Em todos os episódios, o ministro do Interior lê críticas ao governo Maduro, geralmente vindas de políticos republicanos nos EUA, e então responde com uma gravação do falecido presidente Hugo Chávez desafiando os Estados Unidos a tentarem invadir a Venezuela.

O cientista político Javier Corrales, que escreve frequentemente sobre política venezuelana, disse à CNN que Cabello há muito cultiva uma reputação agressiva como parte da velha guarda do regime.

“Ele é um valentão”, disse Corrales. “Há um certo aspecto de Cabello que reconhecemos em outras autocracias: a necessidade de ter alguém não apenas elogiando o presidente, mas também atacando a oposição — e Cabello é impressionante nisso.”

Nas últimas semanas, os militares venezuelanos também publicaram numerosos vídeos nas redes sociais mostrando soldados se preparando para a guerra, normalmente com trilhas sonoras dramáticas.

As imagens mostram tropas fazendo exercícios de tiro, fortificações antitanque em Caracas e membros da milícia posando com armas.

Pegando leve com Trump

Ainda assim, em suas diferentes abordagens, Maduro e Cabello compartilham uma característica: a relutância em criticar Trump de forma muito dura.

Ambos têm muito a dizer sobre o secretário de Estado dos EUA, Marco Rubio.

Na narrativa de Cabello, Rubio — a quem o ministro frequentemente chama de “o cubano louco” — está empenhado em levar um relutante Trump a declarar guerra à Venezuela.

“Esse movimento para buscar uma mudança de governo na Venezuela não é nem para satisfazer os interesses de… Trump ou da MAGA, mas sim de Rubio e da máfia cubano-americana”, anunciou Cabello à plateia de seu programa na semana passada.

Corrales explicou que Rubio é um antagonista perfeito para o regime Maduro, sendo talvez o crítico mais proeminente do esquerdismo latino-americano dentro do governo dos EUA.

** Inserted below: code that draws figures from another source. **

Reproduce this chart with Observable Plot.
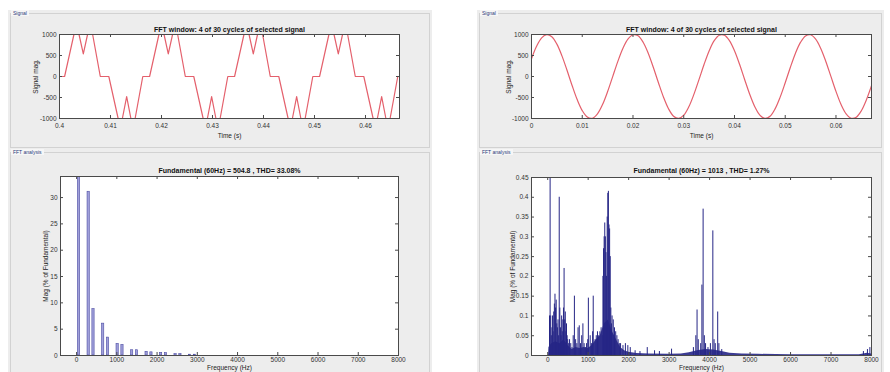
<!DOCTYPE html>
<html>
<head>
<meta charset="utf-8">
<script src="https://cdn.jsdelivr.net/npm/d3@7"></script>
<script src="https://cdn.jsdelivr.net/npm/@observablehq/plot@0.6"></script>
<style>
  html, body { margin: 0; padding: 0; background: #fff; }
  #root { position: relative; width: 890px; height: 372px; overflow: hidden; background: #fff; font-family: 'Liberation Sans', Arial, sans-serif; }
  .bg { position: absolute; background: #ededed; }
  .box { position: absolute; border: 1px solid #d2d2d2; box-sizing: border-box; }
  .tab { position: absolute; font-size: 5px; color: #2a3a7a; background: #f6f6f6; padding: 0 2px; line-height: 6px; }
  .pl { position: absolute; }
</style>
</head>
<body>
<div id="root">
  <div class="bg" style="left:8px;top:10px;width:424px;height:362px"></div>
  <div class="bg" style="left:477px;top:10px;width:407px;height:362px"></div>
  <div class="box" style="left:10px;top:13px;width:420px;height:135px"></div>
  <div class="box" style="left:10px;top:152px;width:420px;height:225px"></div>
  <div class="box" style="left:479px;top:13px;width:403px;height:135px"></div>
  <div class="box" style="left:479px;top:152px;width:403px;height:225px"></div>
  <div class="tab" style="left:11px;top:10px">Signal</div>
  <div class="tab" style="left:11px;top:149px">FFT analysis</div>
  <div class="tab" style="left:480px;top:10px">Signal</div>
  <div class="tab" style="left:480px;top:149px">FFT analysis</div>
  <div class="pl" id="p1" style="left:9px;top:18px"></div>
  <div class="pl" id="p2" style="left:479px;top:18px"></div>
  <div class="pl" id="p3" style="left:9px;top:158px"></div>
  <div class="pl" id="p4" style="left:479px;top:158px"></div>
</div>
<script>
// ---------- DATA ----------
const titleSignal = "FFT window: 4 of 30 cycles of selected signal";
const titleFftL = "Fundamental (60Hz) = 504.8 , THD= 33.08%";
const titleFftR = "Fundamental (60Hz) = 1013 , THD= 1.27%";
const labelTime = "Time (s)";
const labelSignal = "Signal mag.";
const labelFreq = "Frequency (Hz)";
const labelMag = "Mag (% of Fundamental)";

// Left signal: stepped multilevel waveform (breakpoints)
const sigTimeL = [0.4000, 0.4010, 0.40283, 0.40383, 0.40467, 0.40550, 0.40650, 0.40800, 0.40967, 0.41150, 0.41233, 0.41317, 0.41400, 0.41483, 0.41633,
  0.41767, 0.41950, 0.42050, 0.42133, 0.42217, 0.42317, 0.42467, 0.42633, 0.42817, 0.42900, 0.42983, 0.43067, 0.43150, 0.43300,
  0.43433, 0.43617, 0.43717, 0.43800, 0.43883, 0.43983, 0.44133, 0.44300, 0.44483, 0.44567, 0.44650, 0.44733, 0.44817, 0.44967,
  0.45100, 0.45283, 0.45383, 0.45467, 0.45550, 0.45650, 0.45800, 0.45967, 0.46150, 0.46233, 0.46317, 0.46400, 0.46483, 0.46633, 0.46667];
const sigValL = [0, 0, 1000, 1000, 540, 1000, 1000, 0, 0, -1000, -1000, -480, -1000, -1000, 0,
  0, 1000, 1000, 540, 1000, 1000, 0, 0, -1000, -1000, -480, -1000, -1000, 0,
  0, 1000, 1000, 540, 1000, 1000, 0, 0, -1000, -1000, -480, -1000, -1000, 0,
  0, 1000, 1000, 540, 1000, 1000, 0, 0, -1000, -1000, -480, -1000, -1000, 0, 0];
const timeTicksL = [0.4, 0.41, 0.42, 0.43, 0.44, 0.45, 0.46];

// Right signal: sinusoid samples every 1 ms
const sigTimeR = [0, 0.001, 0.002, 0.003, 0.004, 0.005, 0.006, 0.007, 0.008, 0.009,
  0.010, 0.011, 0.012, 0.013, 0.014, 0.015, 0.016, 0.017, 0.018, 0.019,
  0.020, 0.021, 0.022, 0.023, 0.024, 0.025, 0.026, 0.027, 0.028, 0.029,
  0.030, 0.031, 0.032, 0.033, 0.034, 0.035, 0.036, 0.037, 0.038, 0.039,
  0.040, 0.041, 0.042, 0.043, 0.044, 0.045, 0.046, 0.047, 0.048, 0.049,
  0.050, 0.051, 0.052, 0.053, 0.054, 0.055, 0.056, 0.057, 0.058, 0.059,
  0.060, 0.061, 0.062, 0.063, 0.064, 0.065, 0.066, 0.067];
const sigValR = [423, 719, 920, 999, 947, 770, 491, 148, -215, -550,
  -812, -967, -994, -890, -669, -359, -2, 355, 666, 888,
  994, 968, 815, 554, 220, -143, -488, -768, -946, -999,
  -921, -722, -426, -75, 286, 609, 853, 983, 984, 854,
  613, 290, -71, -422, -718, -920, -999, -947, -770, -491,
  -148, 215, 550, 812, 967, 994, 890, 669, 359, 2,
  -355, -666, -888, -994, -968, -815, -554, -220];
const timeTicksR = [0, 0.01, 0.02, 0.03, 0.04, 0.05, 0.06];
const sigTicksY = [-1000, -500, 0, 500, 1000];

// Left FFT: harmonic bars
const fftFreqL = [60, 300, 420, 660, 780, 1020, 1140, 1380, 1500, 1740, 1860, 2100, 2220, 2460, 2580, 2820, 2940];
const fftMagL  = [100, 31.1, 8.8, 6.05, 3.4, 2.2, 2.0, 1.0, 1.0, 0.7, 0.6, 0.5, 0.45, 0.25, 0.25, 0.15, 0.15];
const fftTicksYL = [0, 5, 10, 15, 20, 25, 30];

// Right FFT: spectral lines
const fftFreqR = [45, 60, 75, 90, 105, 120, 135, 150, 165, 180, 195, 210, 225, 240, 255, 270, 285, 300, 315, 330,
  345, 360, 375, 390, 405, 420, 435, 450, 465, 480, 495, 510, 540, 570, 600, 630, 660, 690, 720, 750,
  780, 810, 840, 870, 900, 930, 960, 990, 1005, 1050, 1080, 1110, 1125, 1170, 1200, 1230, 1260, 1290, 1320, 1350,
  1365, 1380, 1395, 1410, 1425, 1440, 1455, 1470, 1485, 1500, 1515, 1530, 1545, 1560, 1575, 1590, 1620, 1650, 1680, 1710,
  1740, 1770, 1800, 1860, 1920, 1980, 2040, 2160, 2280, 2460, 2640, 2760, 3060, 3600, 3660, 3690, 3720, 3780, 3810, 3840,
  3870, 3900, 3960, 4020, 4080, 4110, 4140, 4200, 4230, 4300, 7800, 7900, 7960];
const fftMagR = [0.10, 100, 0.10, 0.05, 0.07, 0.10, 0.06, 0.11, 0.13, 0.155, 0.12, 0.14, 0.08, 0.07, 0.09, 0.05, 0.40, 0.12, 0.07, 0.05,
  0.10, 0.06, 0.09, 0.12, 0.22, 0.09, 0.11, 0.06, 0.08, 0.05, 0.04, 0.03, 0.04, 0.03, 0.02, 0.05, 0.15, 0.04, 0.03, 0.07,
  0.075, 0.03, 0.05, 0.08, 0.03, 0.02, 0.03, 0.04, 0.145, 0.05, 0.03, 0.06, 0.15, 0.04, 0.05, 0.06, 0.05, 0.06, 0.07, 0.05,
  0.20, 0.27, 0.30, 0.335, 0.30, 0.26, 0.20, 0.35, 0.41, 0.415, 0.33, 0.32, 0.25, 0.12, 0.08, 0.10, 0.09, 0.07, 0.06, 0.05,
  0.04, 0.03, 0.03, 0.025, 0.03, 0.025, 0.02, 0.012, 0.01, 0.02, 0.012, 0.01, 0.016, 0.02, 0.05, 0.115, 0.04, 0.03, 0.178, 0.37,
  0.05, 0.03, 0.02, 0.03, 0.315, 0.04, 0.03, 0.11, 0.03, 0.015, 0.01, 0.015, 0.02];
// Right FFT: dense noise floor envelope
const floorFreqR = [20, 30, 100, 200, 300, 400, 500, 600, 700, 800, 900, 1000, 1100, 1200, 1300, 1400, 1500, 1600, 1700, 1800,
  1900, 2000, 2200, 2500, 3000, 3300, 3500, 3700, 3900, 4100, 4300, 4500, 4800, 5200, 6000, 7000, 7700, 7800, 7900, 8000];
const floorMagR = [0, 0.02, 0.03, 0.035, 0.03, 0.04, 0.025, 0.015, 0.02, 0.018, 0.02, 0.018, 0.025, 0.04, 0.05, 0.08, 0.09, 0.06, 0.04, 0.02,
  0.012, 0.008, 0.005, 0.004, 0.003, 0.004, 0.007, 0.012, 0.015, 0.014, 0.01, 0.006, 0.004, 0.003, 0.002, 0.002, 0.002, 0.004, 0.006, 0.004];
const fftTicksYR = [0, 0.05, 0.1, 0.15, 0.2, 0.25, 0.3, 0.35, 0.4, 0.45];
const freqTicks = [0, 1000, 2000, 3000, 4000, 5000, 6000, 7000, 8000];

// ---------- DRAWING ----------
const FONT = "'Liberation Sans', Arial, sans-serif";
const FRAME = "#4a4a4a";
const RED = "#e4606c";
const NAVY = "#262686";

function matPlot(o) {
  const fw = o.width - o.mL - o.mR, fh = o.height - o.mT - o.mB;
  const tk = 3;
  return Plot.plot({
    width: o.width, height: o.height,
    marginLeft: o.mL, marginRight: o.mR, marginTop: o.mT, marginBottom: o.mB,
    style: {background: "transparent", fontFamily: FONT, fontSize: "6.5px", color: "#333", overflow: "visible"},
    x: {domain: o.xDomain},
    y: {domain: o.yDomain},
    marks: [
      Plot.frame({fill: "white"}),
      ...o.marks,
      Plot.frame({stroke: FRAME, strokeWidth: 1}),
      Plot.tickX(o.xTicks, {x: d => d, insetTop: fh - tk, stroke: FRAME}),
      Plot.tickX(o.xTicks, {x: d => d, insetBottom: fh - tk, stroke: FRAME}),
      Plot.tickY(o.yTicks, {y: d => d, insetRight: fw - tk, stroke: FRAME}),
      Plot.tickY(o.yTicks, {y: d => d, insetLeft: fw - tk, stroke: FRAME}),
      Plot.axisX({ticks: o.xTicks, tickSize: 0, tickPadding: o.xPad, tickFormat: d => String(d), label: null, color: "#333"}),
      Plot.axisY({ticks: o.yTicks, tickSize: 0, tickPadding: 3, tickFormat: d => String(d), label: null, color: "#333"}),
      Plot.text([o.title], {frameAnchor: "top", dy: o.titleDy, lineAnchor: "middle", textAnchor: "middle", text: d => d, fontWeight: "bold", fontSize: 7, fill: "#111"}),
      Plot.text([o.xLabel], {frameAnchor: "bottom", dy: o.xLabelDy, lineAnchor: "middle", textAnchor: "middle", text: d => d, fill: "#222"}),
      Plot.text([o.yLabel], {frameAnchor: "left", dx: o.yLabelDx, rotate: -90, lineAnchor: "middle", textAnchor: "middle", text: d => d, fill: "#222"})
    ]
  });
}

const sigL = sigTimeL.map((t, i) => ({t, v: sigValL[i]}));
const sigR = sigTimeR.map((t, i) => ({t, v: sigValR[i]}));
const fftL = fftFreqL.map((f, i) => ({f, m: fftMagL[i]}));
const fftR = fftFreqR.map((f, i) => ({f, m: fftMagR[i]}));
const floorR = floorFreqR.map((f, i) => ({f, m: floorMagR[i]}));

document.getElementById("p1").append(matPlot({
  width: 425, height: 128, mL: 50, mR: 35, mT: 16, mB: 28,
  xDomain: [0.4, 0.46667], yDomain: [-1000, 1000],
  xTicks: timeTicksL, yTicks: sigTicksY, xPad: 5,
  title: titleSignal, titleDy: -5, xLabel: labelTime, xLabelDy: 17, yLabel: labelSignal, yLabelDx: -24,
  marks: [Plot.line(sigL, {x: "t", y: "v", stroke: RED, strokeWidth: 1.2})]
}));

document.getElementById("p2").append(matPlot({
  width: 405, height: 128, mL: 52, mR: 13, mT: 16, mB: 28,
  xDomain: [0, 0.067], yDomain: [-1000, 1000],
  xTicks: timeTicksR, yTicks: sigTicksY, xPad: 5,
  title: titleSignal, titleDy: -5, xLabel: labelTime, xLabelDy: 17, yLabel: labelSignal, yLabelDx: -23,
  marks: [Plot.line(sigR, {x: "t", y: "v", stroke: RED, strokeWidth: 1.2, curve: "catmull-rom", clip: true})]
}));

document.getElementById("p3").append(matPlot({
  width: 425, height: 214, mL: 51, mR: 36, mT: 18, mB: 17,
  xDomain: [-400, 8000], yDomain: [0, 34],
  xTicks: freqTicks, yTicks: fftTicksYL, xPad: 2,
  title: titleFftL, titleDy: -5.5, xLabel: labelFreq, xLabelDy: 12, yLabel: labelMag, yLabelDx: -15,
  marks: [Plot.rect(fftL, {x1: d => d.f - 28, x2: d => d.f + 28, y1: 0, y2: "m", fill: "#a0a0da", stroke: "#4c4ca4", strokeWidth: 0.6, clip: true})]
}));

document.getElementById("p4").append(matPlot({
  width: 405, height: 214, mL: 52, mR: 13, mT: 19, mB: 17,
  xDomain: [-400, 8000], yDomain: [0, 0.45],
  xTicks: freqTicks, yTicks: fftTicksYR, xPad: 2,
  title: titleFftR, titleDy: -7, xLabel: labelFreq, xLabelDy: 12, yLabel: labelMag, yLabelDx: -19,
  marks: [
    Plot.areaY(floorR, {x: "f", y: "m", fill: NAVY, fillOpacity: 0.9, clip: true}),
    Plot.ruleX(fftR, {x: "f", y1: 0, y2: "m", stroke: NAVY, strokeWidth: 1, clip: true})
  ]
}));
</script>
</body>
</html>
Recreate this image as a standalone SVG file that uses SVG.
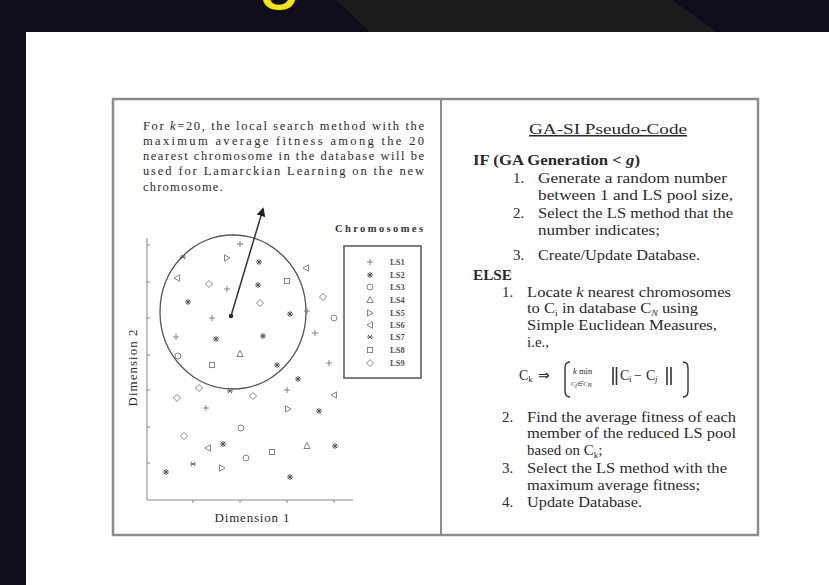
<svg xmlns="http://www.w3.org/2000/svg" width="829" height="585" viewBox="0 0 829 585">
<style>
.t{font-family:"Liberation Serif","Times New Roman",serif;fill:#2a2a2a}
.l{font-size:12.5px}
.r{font-size:15px}
.b{font-weight:bold}
.lg{font-size:8.5px;font-family:"Liberation Serif","Times New Roman",serif;fill:#555;font-weight:bold}
.sym{fill:none;stroke:#777;stroke-width:0.9}
.ax{stroke:#888;stroke-width:1;fill:none}
</style>
<defs>
<path id="s1" class="sym" d="M-3,0H3M0,-3V3"/>
<path id="s2" d="M-3,0H3M0,-3V3M-2.2,-2.2L2.2,2.2M-2.2,2.2L2.2,-2.2" stroke="#555" stroke-width="1"/>
<circle id="s3" class="sym" r="3"/>
<path id="s4" class="sym" d="M0,-3.5L3.2,2.5H-3.2Z"/>
<path id="s5" class="sym" d="M-2.5,-3.2L3,0L-2.5,3.2Z"/>
<path id="s6" class="sym" d="M2.5,-3.2L-3,0L2.5,3.2Z"/>
<path id="s7" d="M-3,0H3M-2.2,-2.2L2.2,2.2M-2.2,2.2L2.2,-2.2" stroke="#666" stroke-width="1"/>
<rect id="s8" class="sym" x="-2.6" y="-2.6" width="5.2" height="5.2"/>
<path id="s9" class="sym" d="M0,-3.5L3.5,0L0,3.5L-3.5,0Z"/>
<marker id="ah" viewBox="0 0 10 10" refX="8" refY="5" markerWidth="6" markerHeight="6" orient="auto">
<path d="M0,0L10,5L0,10Z" fill="#222"/>
</marker>
</defs>

<rect width="829" height="585" fill="#ffffff"/>
<rect width="829" height="32" fill="#100d1a"/>
<rect width="26" height="585" fill="#100d1a"/>
<polygon points="336,0 672,0 717,32 370,32" fill="#1b1b1b"/>
<text x="258" y="-6" font-family="Liberation Sans,Arial,sans-serif" font-size="78" fill="#f5e600">g</text>

<g id="frame">
<rect x="113" y="99" width="645" height="436" fill="none" stroke="#8c8c8c" stroke-width="2.5"/>
<line x1="441" y1="99" x2="441" y2="535" stroke="#8c8c8c" stroke-width="2"/>
</g>

<g id="caption" class="t l">
<text x="143" y="130" textLength="281" lengthAdjust="spacing">For <tspan font-style="italic">k</tspan>=20, the local search method with the</text>
<text x="143" y="145" textLength="281" lengthAdjust="spacing">maximum average fitness among the 20</text>
<text x="143" y="160" textLength="281" lengthAdjust="spacing">nearest chromosome in the database will be</text>
<text x="143" y="175" textLength="281" lengthAdjust="spacing">used for Lamarckian Learning on the new</text>
<text x="143" y="191" letter-spacing="1.2">chromosome.</text>
</g>

<g id="plot">
<path class="ax" d="M147,238V500H353"/>
<path class="ax" d="M147,245h3M147,282h3M147,318h3M147,355h3M147,390h3M147,427h3M147,463h3M193,500v3M240,500v3M287,500v3M334,500v3"/>
<text class="t" x="252" y="522" font-size="13" text-anchor="middle" textLength="75" lengthAdjust="spacing">Dimension 1</text>
<text class="t" transform="translate(137,368) rotate(-90)" font-size="13" text-anchor="middle" textLength="77" lengthAdjust="spacing">Dimension 2</text>
<ellipse cx="233" cy="312" rx="73" ry="77" fill="none" stroke="#555" stroke-width="1.3"/>
<g id="points">
<use href="#s1" x="240" y="244"/>
<use href="#s7" x="183" y="257"/>
<use href="#s5" x="227" y="258"/>
<use href="#s2" x="259" y="262"/>
<use href="#s6" x="306" y="268"/>
<use href="#s6" x="177" y="278"/>
<use href="#s9" x="209" y="284"/>
<use href="#s1" x="227" y="289"/>
<use href="#s2" x="258" y="285"/>
<use href="#s8" x="287" y="281"/>
<use href="#s9" x="323" y="297"/>
<use href="#s2" x="188" y="302"/>
<use href="#s9" x="260" y="303"/>
<use href="#s2" x="290" y="314"/>
<use href="#s1" x="307" y="311"/>
<use href="#s3" x="334" y="318"/>
<use href="#s1" x="212" y="318"/>
<use href="#s1" x="176" y="337"/>
<use href="#s2" x="216" y="339"/>
<use href="#s2" x="263" y="336"/>
<use href="#s1" x="315" y="333"/>
<use href="#s3" x="178" y="356"/>
<use href="#s4" x="240" y="354"/>
<use href="#s8" x="212" y="365"/>
<use href="#s2" x="277" y="365"/>
<use href="#s1" x="329" y="363"/>
<use href="#s2" x="298" y="379"/>
<use href="#s9" x="199" y="388"/>
<use href="#s7" x="230" y="391"/>
<use href="#s9" x="253" y="396"/>
<use href="#s1" x="287" y="390"/>
<use href="#s6" x="334" y="395"/>
<use href="#s9" x="177" y="398"/>
<use href="#s1" x="206" y="408"/>
<use href="#s5" x="288" y="409"/>
<use href="#s2" x="319" y="411"/>
<use href="#s3" x="241" y="428"/>
<use href="#s9" x="184" y="436"/>
<use href="#s6" x="208" y="448"/>
<use href="#s2" x="223" y="444"/>
<use href="#s8" x="272" y="452"/>
<use href="#s4" x="307" y="446"/>
<use href="#s2" x="335" y="446"/>
<use href="#s3" x="246" y="458"/>
<use href="#s7" x="193" y="464"/>
<use href="#s5" x="222" y="468"/>
<use href="#s2" x="166" y="472"/>
<use href="#s2" x="290" y="477"/>
</g>
<circle cx="231" cy="316" r="2.2" fill="#222"/>
<line x1="231" y1="316" x2="263" y2="209" stroke="#333" stroke-width="1.5" marker-end="url(#ah)"/>
</g>

<g id="legend">
<text x="335" y="232" font-family="Liberation Serif,serif" font-size="10.5" font-weight="bold" fill="#333" textLength="88" lengthAdjust="spacing">Chromosomes</text>
<rect x="344" y="246" width="77" height="132" fill="none" stroke="#555" stroke-width="1.5"/>
<use href="#s1" x="370" y="262"/><text class="lg" x="390" y="265">LS1</text>
<use href="#s2" x="370" y="275"/><text class="lg" x="390" y="278">LS2</text>
<use href="#s3" x="370" y="287"/><text class="lg" x="390" y="290">LS3</text>
<use href="#s4" x="370" y="300"/><text class="lg" x="390" y="303">LS4</text>
<use href="#s5" x="370" y="313"/><text class="lg" x="390" y="316">LS5</text>
<use href="#s6" x="370" y="325"/><text class="lg" x="390" y="328">LS6</text>
<use href="#s7" x="370" y="337"/><text class="lg" x="390" y="340">LS7</text>
<use href="#s8" x="370" y="350"/><text class="lg" x="390" y="353">LS8</text>
<use href="#s9" x="370" y="363"/><text class="lg" x="390" y="366">LS9</text>
</g>

<g id="pseudocode" class="t r">
<text x="529" y="134" textLength="158" lengthAdjust="spacingAndGlyphs" text-decoration="underline">GA-SI Pseudo-Code</text>
<text class="b" x="473" y="165" textLength="167" lengthAdjust="spacingAndGlyphs">IF (GA Generation &lt; <tspan font-style="italic">g</tspan>)</text>
<text x="513" y="183">1.</text>
<text x="538" y="183" textLength="189" lengthAdjust="spacingAndGlyphs">Generate a random number</text>
<text x="538" y="200" textLength="195" lengthAdjust="spacingAndGlyphs">between 1 and LS pool size,</text>
<text x="513" y="218">2.</text>
<text x="538" y="218" textLength="195" lengthAdjust="spacingAndGlyphs">Select the LS method that the</text>
<text x="538" y="235" textLength="122" lengthAdjust="spacingAndGlyphs">number indicates;</text>
<text x="513" y="260">3.</text>
<text x="538" y="260" textLength="162" lengthAdjust="spacingAndGlyphs">Create/Update Database.</text>
<text class="b" x="473" y="280" textLength="39" lengthAdjust="spacingAndGlyphs">ELSE</text>
<text x="502" y="297">1.</text>
<text x="527" y="297" textLength="204" lengthAdjust="spacingAndGlyphs">Locate <tspan font-style="italic">k</tspan> nearest chromosomes</text>
<text x="527" y="313" textLength="171" lengthAdjust="spacingAndGlyphs">to C<tspan font-size="9" dy="3">i</tspan><tspan dy="-3"> in database C</tspan><tspan font-size="9" dy="3" font-style="italic">N</tspan><tspan dy="-3"> using</tspan></text>
<text x="527" y="330" textLength="190" lengthAdjust="spacingAndGlyphs">Simple Euclidean Measures,</text>
<text x="527" y="347">i.e.,</text>
<text x="502" y="422">2.</text>
<text x="527" y="422" textLength="209" lengthAdjust="spacingAndGlyphs">Find the average fitness of each</text>
<text x="527" y="438" textLength="209" lengthAdjust="spacingAndGlyphs">member of the reduced LS pool</text>
<text x="527" y="455">based on C<tspan font-size="9" dy="3">k</tspan><tspan dy="-3">;</tspan></text>
<text x="502" y="473">3.</text>
<text x="527" y="473" textLength="200" lengthAdjust="spacingAndGlyphs">Select the LS method with the</text>
<text x="527" y="490" textLength="173" lengthAdjust="spacingAndGlyphs">maximum average fitness;</text>
<text x="502" y="507">4.</text>
<text x="527" y="507" textLength="115" lengthAdjust="spacingAndGlyphs">Update Database.</text>
</g>

<g id="formula" class="t">
<text x="519" y="380" font-size="14">C<tspan font-size="9" dy="2">k</tspan></text>
<text x="538" y="380" font-size="14">⇒</text>
<path d="M570,362Q565,362 565,368V391Q565,397 570,397" fill="none" stroke="#333" stroke-width="1.4"/>
<path d="M683,362Q688,362 688,368V391Q688,397 683,397" fill="none" stroke="#333" stroke-width="1.4"/>
<text x="573" y="374" font-size="8.5"><tspan font-style="italic">k</tspan> min</text>
<text x="571" y="386" font-size="6.5" font-style="italic">C<tspan dy="1">j</tspan><tspan dy="-1">∈C</tspan><tspan dy="1">N</tspan></text>
<path d="M613,367V385M616.5,367V385M667,367V385M671,367V385" stroke="#333" stroke-width="1.6"/>
<text y="380" font-size="14"><tspan x="620">C</tspan><tspan x="629" dy="2" font-size="9">i</tspan><tspan x="634" dy="-2">−</tspan><tspan x="646">C</tspan><tspan x="655" dy="2" font-size="9" font-style="italic">j</tspan></text>
</g>
</svg>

A herança cubana do secretário e sua origem na Flórida também fornecem munição para Cabello, que frequentemente afirma que Rubio tenta agradar um eleitorado de exilados cubanos anticomunistas em Miami.

Cañizález disse à CNN que, embora Trump possa ser criticado, Rubio é um “inimigo externo” útil para os apoiadores mais leais do regime.

Rubio “é apresentado como o inimigo direto da revolução”, afirmou Cañizález.

“Essa tática busca semear divisões na política doméstica dos EUA e reforçar a ideia de um inimigo externo personalizado, útil para unir a base chavista.”

Mesmo depois que Trump ordenou ataques contra supostos barcos de drogas diretamente na costa venezuelana em setembro, Cabello afirmou em seu programa de 3 de setembro que Rubio está “levando Trump ao matadouro, porque Rubio está tentando fraturar a base MAGA de Trump e… se vender como um novo falcão dentro do Partido Republicano”.

Mesmo que Cabello fale frequentemente sobre preparar-se para todos os cenários, incluindo um possível conflito militar, às vezes ele minimiza as ações anunciadas por Trump contra a Venezuela.

Pouco depois de Trump autorizar publicamente a CIA a conduzir ações secretas no país, Cabello zombou da ideia de que a CIA já teria estado inativa na Venezuela.

“Sim, a CIA foi formalmente autorizada a agir”, disse Cabello sarcasticamente. “Ela nunca atuou aqui antes.”

Aqui reside o dilema para a liderança venezuelana: mobilizar apoio contra inimigos externos enquanto evita o pânico de um país sob cerco. Se o pior acontecer, será que o Super Bigode desembainhará sua espada?